On Thu, Nov 22, 2018 at 12:04 PM Matthew Wilcox <willy@xxxxxxxxxxxxx> wrote:
On Thu, Nov 22, 2018 at 09:27:02PM +0200, Igor Stoppa wrote:
I have studied the code involved with Nadav's patchset.
I am perplexed about these sentences you wrote.
More to the point (to the best of my understanding):
poking_init()
-------------
1. it gets one random poking address and ensures to have at least 2
consecutive PTEs from the same PMD
2. it then proceeds to map/unmap an address from the first of the 2
consecutive PTEs, so that, later on, there will be no need to
allocate pages, which might fail, if poking from atomic context.
3. at this point, the page tables are populated, for the address that
was obtained at point 1, and this is ok, because the address is fixed
write_rare
----------
4. it can happen on any available core / thread at any time, therefore
each of them needs a different address
No? Each CPU has its own CR3 (eg each CPU might be running a different
user task). If you have _one_ address for each allocation, it may or
may not be mapped on other CPUs at the same time -- you simply don't care.

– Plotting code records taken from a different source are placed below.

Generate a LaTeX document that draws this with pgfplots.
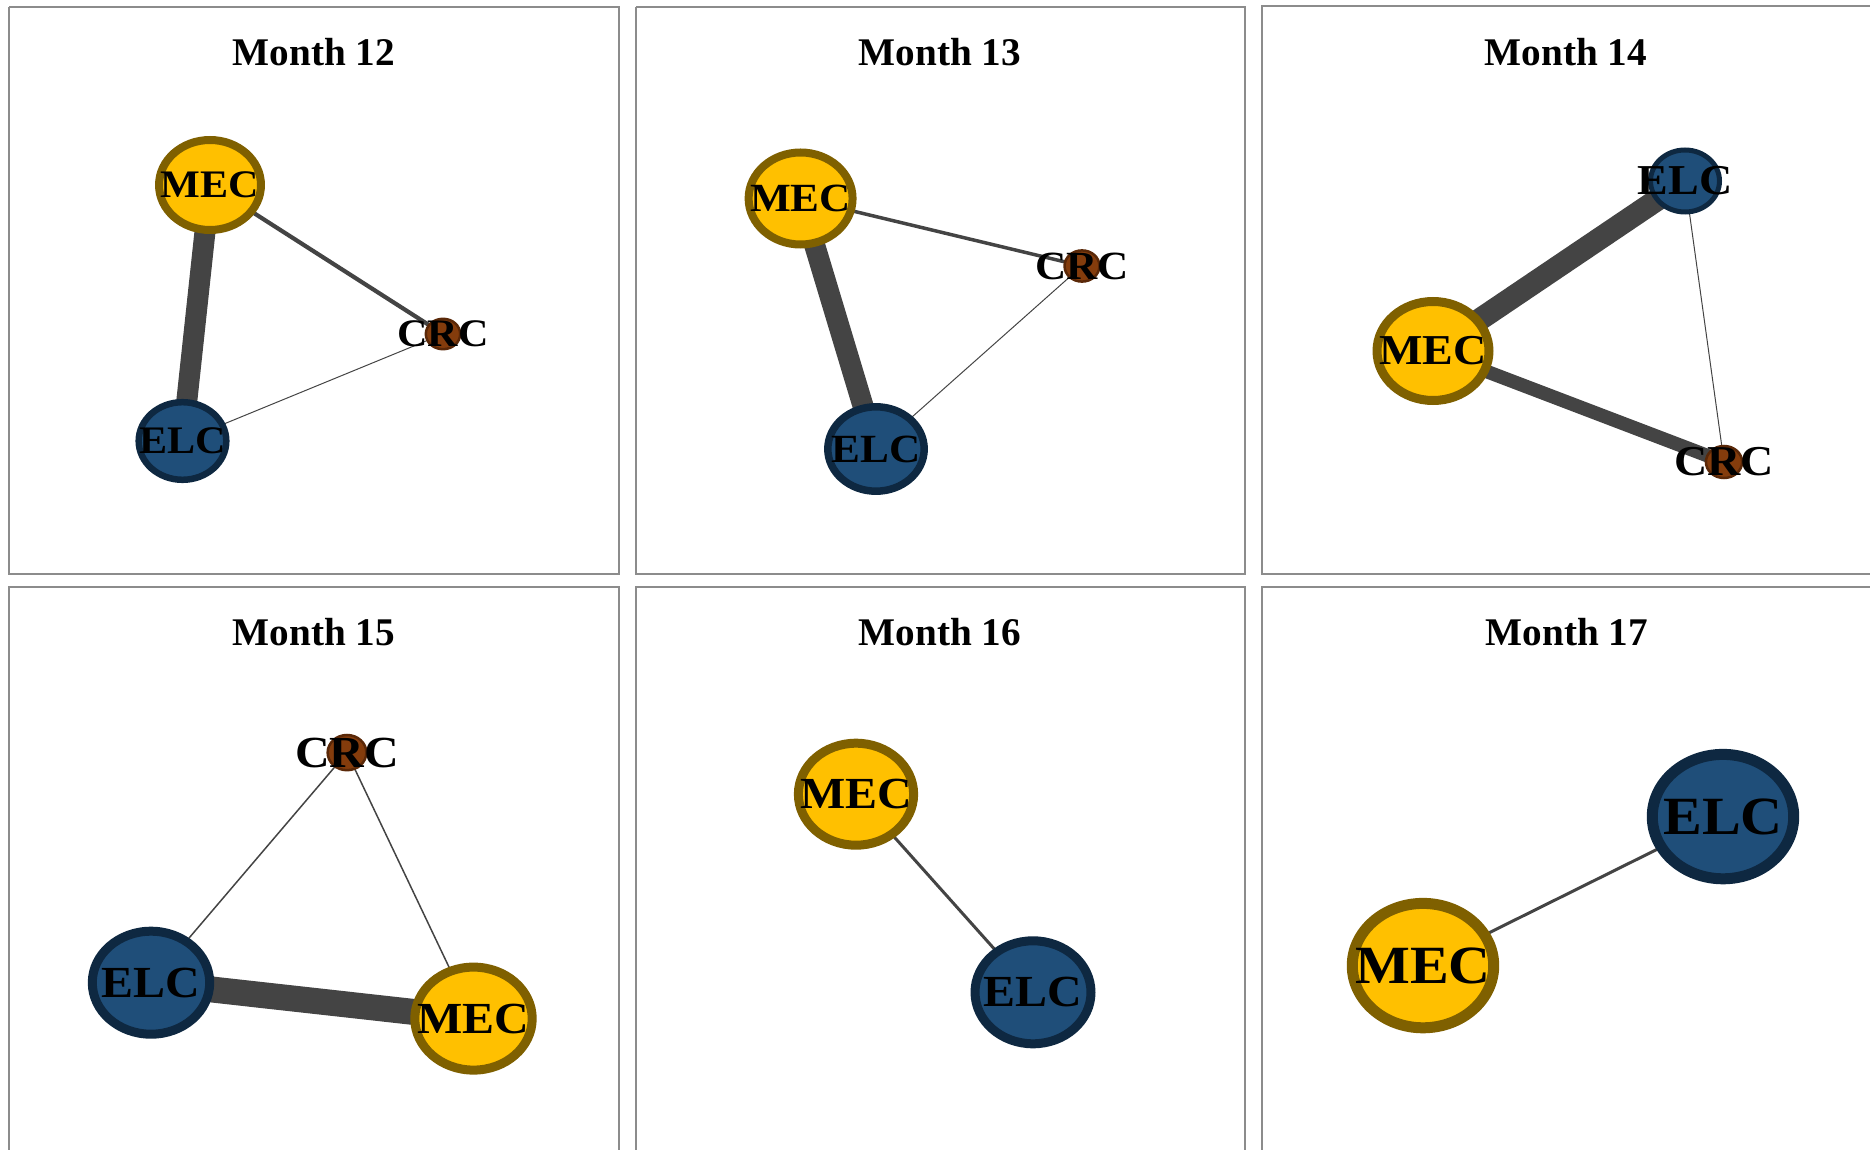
\documentclass[border=0pt]{standalone}
\usepackage{fontspec}
\setmainfont{Liberation Serif}
\newfontfamily\labfont[FakeStretch=1.08]{Liberation Serif}
\usepackage{pgfplots}
\pgfplotsset{compat=1.18}
\definecolor{mecfill}{HTML}{FFC000}
\definecolor{mecline}{HTML}{7F6000}
\definecolor{elcfill}{HTML}{1F4E79}
\definecolor{elcline}{HTML}{0E2841}
\definecolor{crcfill}{HTML}{843C0C}
\definecolor{crcline}{HTML}{5A2808}
\definecolor{edgec}{HTML}{444444}
\definecolor{framec}{HTML}{8C8C8C}
\pgfplotsset{
  netnode/.style n args={6}{only marks, mark=*, mark size=#1,
     mark options={xscale=#2, fill=#3, draw=#4, line width=#5},
     point meta=explicit symbolic, nodes near coords,
     every node near coord/.append style={anchor=center, inner sep=0pt, text=black,
        font=\labfont\bfseries\fontsize{#6}{#6}\selectfont}},
  link/.style={draw=edgec, line width=#1, line cap=butt, mark=none},
  frame/.style={draw=framec, line width=1pt, mark=none, line join=miter},
  ttl/.style={draw=none, mark=none, point meta=explicit symbolic, nodes near coords,
     every node near coord/.append style={anchor=center, inner sep=0pt, text=black,
        font=\bfseries\fontsize{19.6}{20}\selectfont}},
}
\begin{document}
\begin{tikzpicture}
\begin{axis}[width=935pt, height=575pt, scale only axis,
  xmin=0, xmax=1870, ymin=0, ymax=1150, y dir=reverse, hide axis]
\addplot[draw=none, mark=none] coordinates {(0,0) (1870,1150)};
% panel frames
\addplot[frame] coordinates {(9,7) (619,7) (619,574) (9,574) (9,7)};
\addplot[frame] coordinates {(636,7) (1245,7) (1245,574) (636,574) (636,7)};
\addplot[frame] coordinates {(1870,6) (1262,6) (1262,573.5) (1870,573.5)};
\addplot[frame] coordinates {(9,1150) (9,587) (619,587) (619,1150)};
\addplot[frame] coordinates {(636,1150) (636,587) (1245,587) (1245,1150)};
\addplot[frame] coordinates {(1870,587) (1262,587) (1262,1150)};
% titles
\addplot[ttl] coordinates {(314,52) [Month 12] (940,52) [Month 13] (1566,52) [Month 14]
  (314,632) [Month 15] (940,632) [Month 16] (1567,632) [Month 17]};
% ---- Month 12
\addplot[link=10.5pt] coordinates {(210,185) (182.5,441)};
\addplot[link=2.1pt] coordinates {(210,185) (443,334)};
\addplot[link=0.5pt] coordinates {(182.5,441) (443,334)};
\addplot[netnode={22.5}{1.133}{mecfill}{mecline}{4pt}{19.5}] coordinates {(210,185) [MEC]};
\addplot[netnode={19.4}{1.129}{elcfill}{elcline}{3.25pt}{19.5}] coordinates {(182.5,441) [ELC]};
\addplot[netnode={7.6}{1.13}{crcfill}{crcline}{1.25pt}{19.5}] coordinates {(443,334) [CRC]};
% ---- Month 13
\addplot[link=10.5pt] coordinates {(800.6,198.5) (876,449)};
\addplot[link=1.75pt] coordinates {(800.6,198.5) (1082,266)};
\addplot[link=0.5pt] coordinates {(876,449) (1082,266)};
\addplot[netnode={23}{1.13}{mecfill}{mecline}{4pt}{20}] coordinates {(800.6,198.5) [MEC]};
\addplot[netnode={21.1}{1.142}{elcfill}{elcline}{3.75pt}{20}] coordinates {(876,449) [ELC]};
\addplot[netnode={7.8}{1.12}{crcfill}{crcline}{1.25pt}{20}] coordinates {(1082,266) [CRC]};
% ---- Month 14
\addplot[link=11.2pt] coordinates {(1433,351) (1685,181)};
\addplot[link=6.8pt] coordinates {(1433,351) (1724,462)};
\addplot[link=0.5pt] coordinates {(1685,181) (1724,462)};
\addplot[netnode={24.75}{1.131}{mecfill}{mecline}{4.5pt}{21.3}] coordinates {(1433,351) [MEC]};
\addplot[netnode={15.5}{1.113}{elcfill}{elcline}{2.5pt}{21.3}] coordinates {(1685,181) [ELC]};
\addplot[netnode={8}{1.13}{crcfill}{crcline}{1.25pt}{21.3}] coordinates {(1724,462) [CRC]};
% ---- Month 15
\addplot[link=13pt] coordinates {(151,982.7) (473.5,1018.6)};
\addplot[link=0.75pt] coordinates {(151,982.7) (347,752.6)};
\addplot[link=0.75pt] coordinates {(473.5,1018.6) (347,752.6)};
\addplot[netnode={25.75}{1.14}{elcfill}{elcline}{4.5pt}{22.2}] coordinates {(151,982.7) [ELC]};
\addplot[netnode={25.75}{1.14}{mecfill}{mecline}{4.5pt}{22.2}] coordinates {(473.5,1018.6) [MEC]};
\addplot[netnode={8.8}{1.1}{crcfill}{crcline}{1.25pt}{22.2}] coordinates {(347,752.6) [CRC]};
% ---- Month 16
\addplot[link=1.5pt] coordinates {(856,794.2) (1033,992.3)};
\addplot[netnode={25.5}{1.13}{mecfill}{mecline}{4.5pt}{22.2}] coordinates {(856,794.2) [MEC]};
\addplot[netnode={25.75}{1.126}{elcfill}{elcline}{4.5pt}{22.2}] coordinates {(1033,992.3) [ELC]};
% ---- Month 17
\addplot[link=1.5pt] coordinates {(1423,965.6) (1723,816.6)};
\addplot[netnode={31.1}{1.137}{mecfill}{mecline}{5.5pt}{26.9}] coordinates {(1423,965.6) [MEC]};
\addplot[netnode={31.1}{1.137}{elcfill}{elcline}{5.5pt}{26.9}] coordinates {(1723,816.6) [ELC]};
\end{axis}
\end{tikzpicture}
\end{document}
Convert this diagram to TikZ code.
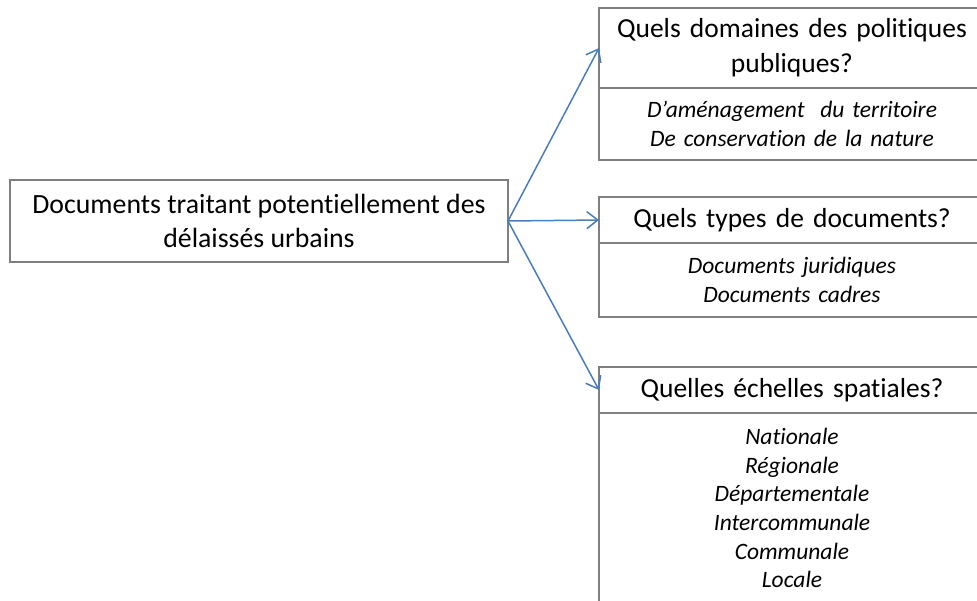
\documentclass[tikz,border=0pt]{standalone}
\usepackage{fontspec}
\setmainfont{Carlito}[Ligatures=NoCommon]
\usetikzlibrary{positioning,arrows.meta}
\definecolor{bordgris}{HTML}{7F7F7F}
\definecolor{flechebleu}{HTML}{4A7EBB}

\begin{document}
\begin{tikzpicture}[x=1pt, y=1pt,
    boite/.style={draw=bordgris, line width=1.8pt, fill=white, align=center,
      inner sep=0pt, outer sep=0pt},
    titre/.style={boite, font=\fontsize{27.5}{35}\selectfont,
      minimum width=386pt, text width=380pt},
    liste/.style={boite, font=\fontsize{23.5}{28.7}\selectfont\itshape,
      minimum width=386pt, text width=380pt},
    fleche/.style={draw=flechebleu, line width=1.5pt,
      -{Straight Barb[length=11pt, width=17pt, line width=1.5pt]}}]
				% Cadre de la page (les boites de droite sont coupees)
				\useasboundingbox (0, 0) rectangle (977, -600);
				\clip (0, 0) rectangle (977, -600);
				
				% Boite de depart
				\node[boite, anchor=north west, minimum width=498pt, minimum height=82pt,
				  font=\fontsize{27.8}{34}\selectfont] (docs) at (10, -180)
				  {Documents traitant potentiellement des\\ délaissés urbains};
				
				% Questions et reponses
				\node[titre, anchor=north west, minimum height=80pt] (domaines) at (599, -8)
				  {Quels domaines des politiques\\ publiques?};
				\node[liste, below=0pt of domaines, minimum height=72pt] (domainesrep)
				  {D’aménagement~ du territoire\\ De conservation de la nature};
				
				\node[titre, below=37pt of domainesrep, minimum height=46pt] (types)
				  {Quels types de documents?};
				\node[liste, below=0pt of types, minimum height=74pt] (typesrep)
				  {Documents juridiques\\ Documents cadres};
				
				\node[titre, below=50pt of typesrep, minimum height=46pt] (echelles)
				  {Quelles échelles spatiales?};
				\node[liste, below=0pt of echelles, minimum height=190pt] (echellesrep)
				  {Nationale\\ Régionale\\ Départementale\\ Intercommunale\\ Communale\\ Locale};
				
				% Fleches
				\draw[fleche] (docs.east) -- (domaines.west);
				\draw[fleche] (docs.east) -- (types.west);
				\draw[fleche] (docs.east) -- (echelles.west);
\end{tikzpicture}
\end{document}
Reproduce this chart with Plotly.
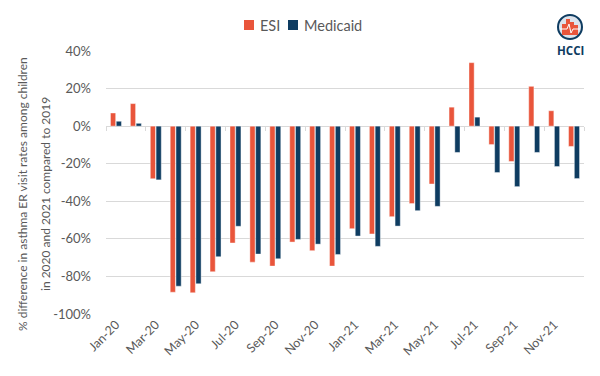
import plotly.graph_objects as go

months = ["Jan-20", "Feb-20", "Mar-20", "Apr-20", "May-20", "Jun-20", "Jul-20", "Aug-20",
          "Sep-20", "Oct-20", "Nov-20", "Dec-20", "Jan-21", "Feb-21", "Mar-21", "Apr-21",
          "May-21", "Jun-21", "Jul-21", "Aug-21", "Sep-21", "Oct-21", "Nov-21", "Dec-21"]
esi = [7, 12, -28, -88.4, -88.7, -77.5, -62.2, -72.4, -74.5, -61.7, -66.3, -74.5,
       -54.6, -57.4, -48.2, -41.2, -30.8, 10.1, 33.8, -9.8, -18.8, 21.2, 8.2, -10.8]
medicaid = [2.6, 1.5, -28.6, -85.2, -83.9, -69.5, -53.3, -68.1, -70.6, -60.3, -62.8, -68.3,
            -58.5, -64, -53.2, -45, -42.7, -14, 4.8, -24.7, -32.2, -14, -21.5, -27.9]
y_ticks = [40, 20, 0, -20, -40, -60, -80, -100]
series_names = ["ESI", "Medicaid"]
y_title_lines = ["% difference in asthma ER visit rates among children",
                 "in 2020 and 2021 compared to 2019"]

ESI_COLOR = "#E9553B"
MED_COLOR = "#0E3C61"
GRID = "#D9D9D9"
TXT = "#595959"
FONT = "Lato"

W, H = 600, 376
L, R, T, B = 106, 16, 51, 62
PW, PH = W - L - R, H - T - B


def px(x):
    return (x - L) / PW


def py(y):
    return (H - B - y) / PH


fig = go.Figure()
fig.add_trace(go.Bar(name=series_names[0], x=months, y=esi, marker_color=ESI_COLOR,
                     marker_line=dict(color="rgba(255,255,255,0.7)", width=0.6)))
fig.add_trace(go.Bar(name=series_names[1], x=months, y=medicaid, marker_color=MED_COLOR,
                     marker_line=dict(color="rgba(255,255,255,0.7)", width=0.6)))
# invisible helper trace to draw tick marks on the zero line
fig.add_trace(go.Scatter(x=months, y=[0] * len(months), xaxis="x2", mode="none",
                         showlegend=False, hoverinfo="skip"))

fig.update_layout(
    width=W, height=H,
    margin=dict(l=L, r=R, t=T, b=B, autoexpand=False),
    paper_bgcolor="white", plot_bgcolor="white",
    barmode="group", bargap=0.42, bargroupgap=0.1,
    font=dict(family=FONT, color=TXT, size=13),
    showlegend=False,
    xaxis=dict(type="category", categoryorder="array", categoryarray=months,
               tickvals=months[::2], ticktext=months[::2], tickangle=-45,
               showgrid=False, zeroline=False, showline=False, ticks="",
               tickfont=dict(size=12.5, color=TXT), range=[-0.5, 23.5]),
    xaxis2=dict(type="category", categoryorder="array", categoryarray=months,
                overlaying="x", anchor="free", position=100 / 140,
                side="bottom", range=[-0.5, 23.5], showticklabels=False, showgrid=False,
                zeroline=False, showline=False, ticks="outside", ticklen=4, tickwidth=1,
                tickcolor=GRID, tickson="boundaries", dtick=2, tick0=0),
    yaxis=dict(range=[-100, 40], tickvals=y_ticks, ticktext=[f"{v}%" for v in y_ticks],
               showgrid=True, gridcolor=GRID, gridwidth=1, zeroline=True, zerolinecolor=GRID,
               zerolinewidth=1, showline=False, ticks="", ticklabelstandoff=14,
               tickfont=dict(size=13, color=TXT)),
)

for line, xc in zip(y_title_lines, [22, 45]):
    fig.add_annotation(
        text=line, xref="paper", yref="paper", x=px(xc), y=py(194), textangle=-90,
        showarrow=False, xanchor="center", yanchor="middle",
        font=dict(size=12, color=TXT, family=FONT))

shapes = []
# legend swatches + labels
for (x0, color), name, tx in zip([(244, ESI_COLOR), (288, MED_COLOR)], series_names, [258, 302]):
    shapes.append(dict(type="rect", xref="paper", yref="paper", x0=px(x0), x1=px(x0 + 10),
                       y0=py(30), y1=py(20), fillcolor=color, line=dict(width=0)))
    fig.add_annotation(text=name, xref="paper", yref="paper", x=px(tx), y=py(25),
                       showarrow=False, xanchor="left", yanchor="middle",
                       font=dict(size=14.5, color=TXT, family=FONT))

# HCCI logo (decorative)
shapes += [
    dict(type="rect", xref="paper", yref="paper", x0=px(551), x1=px(600), y0=py(58), y1=py(44),
         fillcolor="white", line=dict(width=0), layer="above"),
    dict(type="circle", xref="paper", yref="paper", x0=px(558), x1=px(582), y0=py(39), y1=py(15),
         fillcolor="#DCE3EC", line=dict(color=MED_COLOR, width=2), layer="above"),
]
for x0, x1, top in [(562, 566, 24), (566, 570, 19), (570, 574, 22), (574, 578, 25)]:
    shapes.append(dict(type="rect", xref="paper", yref="paper", x0=px(x0), x1=px(x1),
                       y0=py(35), y1=py(top), fillcolor=ESI_COLOR, line=dict(width=0),
                       layer="above"))
shapes.append(dict(type="path", xref="paper", yref="paper",
                   path=f"M {px(560)} {py(29)} L {px(567)} {py(29)} L {px(569)} {py(24)} "
                        f"L {px(571)} {py(33)} L {px(573)} {py(29)} L {px(580)} {py(29)}",
                   line=dict(color="white", width=1), layer="above"))
fig.update_layout(shapes=shapes)
fig.add_annotation(text="<b>HCCI</b>", xref="paper", yref="paper", x=px(570), y=py(50),
                   showarrow=False, xanchor="center", yanchor="middle",
                   font=dict(size=11.5, color=MED_COLOR, family="Open Sans"))

fig.write_html("out.html", config={"displayModeBar": False},
               post_script="document.body.style.margin='0';")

The writable address can even be a simple formula to calculate from
the read-only address, you don't have to allocate an address in the
writable mapping space.
Agreed. I suggest the formula:
writable_address = readable_address - rare_write_offset. For
starters, rare_write_offset can just be a constant. If we want to get
fancy later on, it can be randomized.
If we do it like this, then we don't need to modify any pagetables at
all when we do a rare write. Instead we can set up the mapping at
boot or when we allocate the rare write space, and the actual rare
write code can just switch mms and do the write.